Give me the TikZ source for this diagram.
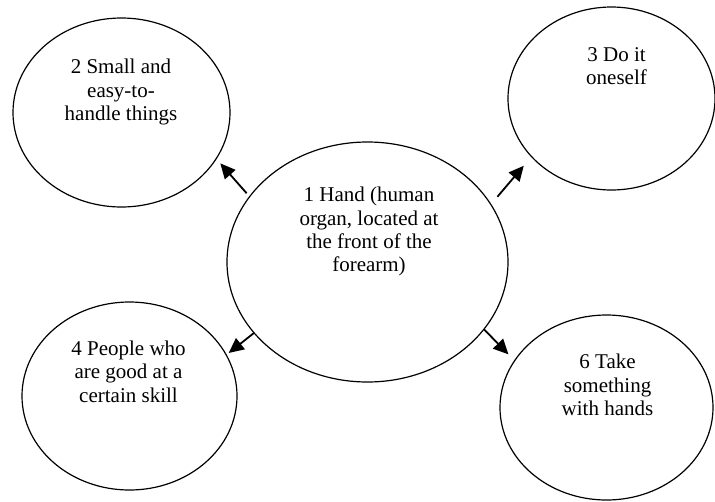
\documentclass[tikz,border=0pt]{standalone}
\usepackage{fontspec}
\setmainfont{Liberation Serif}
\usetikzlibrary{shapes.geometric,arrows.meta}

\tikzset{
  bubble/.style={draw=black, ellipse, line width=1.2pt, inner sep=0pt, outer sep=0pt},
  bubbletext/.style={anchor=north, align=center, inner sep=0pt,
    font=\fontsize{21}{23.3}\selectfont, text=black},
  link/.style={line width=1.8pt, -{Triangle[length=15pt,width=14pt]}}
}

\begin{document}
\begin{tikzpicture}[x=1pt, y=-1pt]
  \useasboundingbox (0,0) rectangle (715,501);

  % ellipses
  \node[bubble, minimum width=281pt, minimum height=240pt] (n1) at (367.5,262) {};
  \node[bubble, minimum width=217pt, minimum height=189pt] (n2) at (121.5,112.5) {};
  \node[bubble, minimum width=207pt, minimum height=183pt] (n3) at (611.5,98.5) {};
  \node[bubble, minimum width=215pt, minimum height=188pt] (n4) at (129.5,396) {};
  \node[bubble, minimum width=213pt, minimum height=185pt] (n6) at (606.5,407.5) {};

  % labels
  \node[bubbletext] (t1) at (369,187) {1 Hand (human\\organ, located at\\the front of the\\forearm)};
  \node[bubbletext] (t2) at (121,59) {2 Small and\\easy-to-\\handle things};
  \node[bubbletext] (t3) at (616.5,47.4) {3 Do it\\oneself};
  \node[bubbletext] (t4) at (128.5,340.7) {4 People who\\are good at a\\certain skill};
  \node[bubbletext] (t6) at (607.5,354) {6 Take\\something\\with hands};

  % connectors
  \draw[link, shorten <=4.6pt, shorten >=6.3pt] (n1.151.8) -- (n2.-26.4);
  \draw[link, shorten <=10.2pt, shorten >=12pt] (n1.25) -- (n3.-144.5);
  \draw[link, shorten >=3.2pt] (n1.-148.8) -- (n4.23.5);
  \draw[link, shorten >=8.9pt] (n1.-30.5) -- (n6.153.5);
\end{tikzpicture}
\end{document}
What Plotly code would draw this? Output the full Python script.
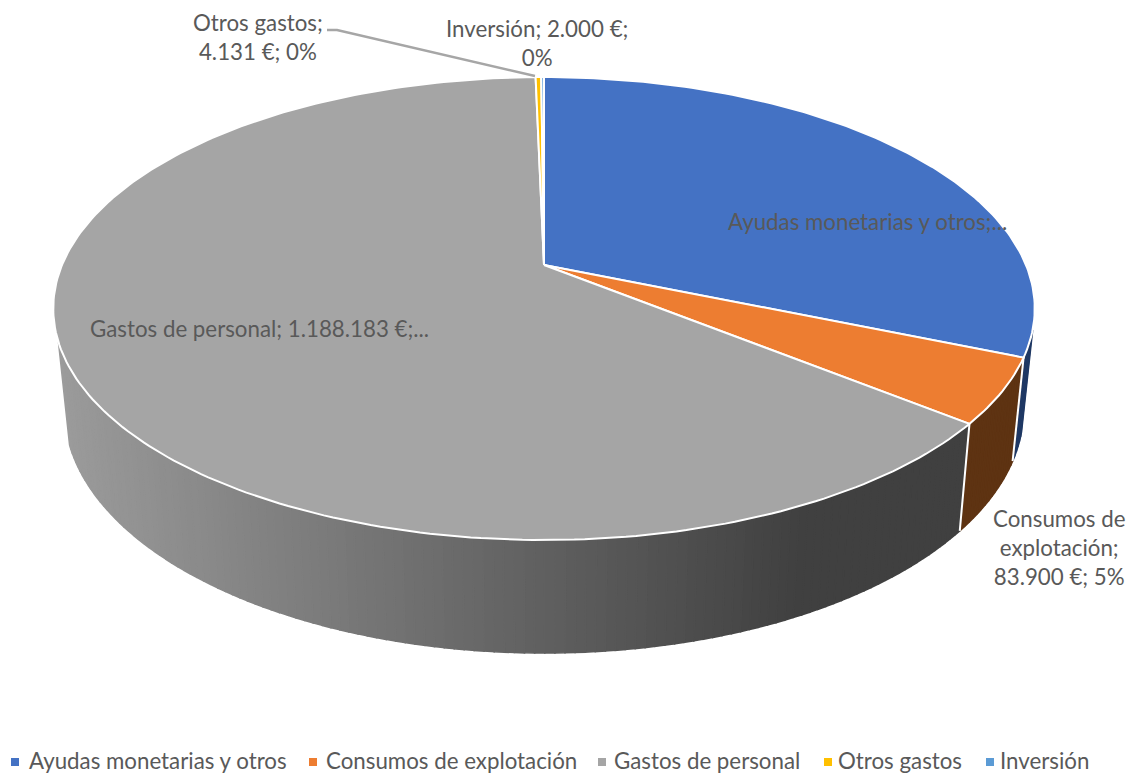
_ _ _ _ _ _ _
Repeat the data in full and exactly. Omit pictures.

Result for this exercise:
Give me the TikZ source for this diagram.
\documentclass[tikz,border=0pt]{standalone}
\usepackage{fontspec}
\setmainfont{Liberation Serif}
\usetikzlibrary{shapes.geometric,arrows.meta}

\tikzset{
  bubble/.style={draw=black, ellipse, line width=1.2pt, inner sep=0pt, outer sep=0pt},
  bubbletext/.style={anchor=north, align=center, inner sep=0pt,
    font=\fontsize{21}{23.3}\selectfont, text=black},
  link/.style={line width=1.8pt, -{Triangle[length=15pt,width=14pt]}}
}

\begin{document}
\begin{tikzpicture}[x=1pt, y=-1pt]
  \useasboundingbox (0,0) rectangle (715,501);

  % ellipses
  \node[bubble, minimum width=281pt, minimum height=240pt] (n1) at (367.5,262) {};
  \node[bubble, minimum width=217pt, minimum height=189pt] (n2) at (121.5,112.5) {};
  \node[bubble, minimum width=207pt, minimum height=183pt] (n3) at (611.5,98.5) {};
  \node[bubble, minimum width=215pt, minimum height=188pt] (n4) at (129.5,396) {};
  \node[bubble, minimum width=213pt, minimum height=185pt] (n6) at (606.5,407.5) {};

  % labels
  \node[bubbletext] (t1) at (369,187) {1 Hand (human\\organ, located at\\the front of the\\forearm)};
  \node[bubbletext] (t2) at (121,59) {2 Small and\\easy-to-\\handle things};
  \node[bubbletext] (t3) at (616.5,47.4) {3 Do it\\oneself};
  \node[bubbletext] (t4) at (128.5,340.7) {4 People who\\are good at a\\certain skill};
  \node[bubbletext] (t6) at (607.5,354) {6 Take\\something\\with hands};

  % connectors
  \draw[link, shorten <=4.6pt, shorten >=6.3pt] (n1.151.8) -- (n2.-26.4);
  \draw[link, shorten <=10.2pt, shorten >=12pt] (n1.25) -- (n3.-144.5);
  \draw[link, shorten >=3.2pt] (n1.-148.8) -- (n4.23.5);
  \draw[link, shorten >=8.9pt] (n1.-30.5) -- (n6.153.5);
\end{tikzpicture}
\end{document}
What Plotly code would draw this? Output the full Python script.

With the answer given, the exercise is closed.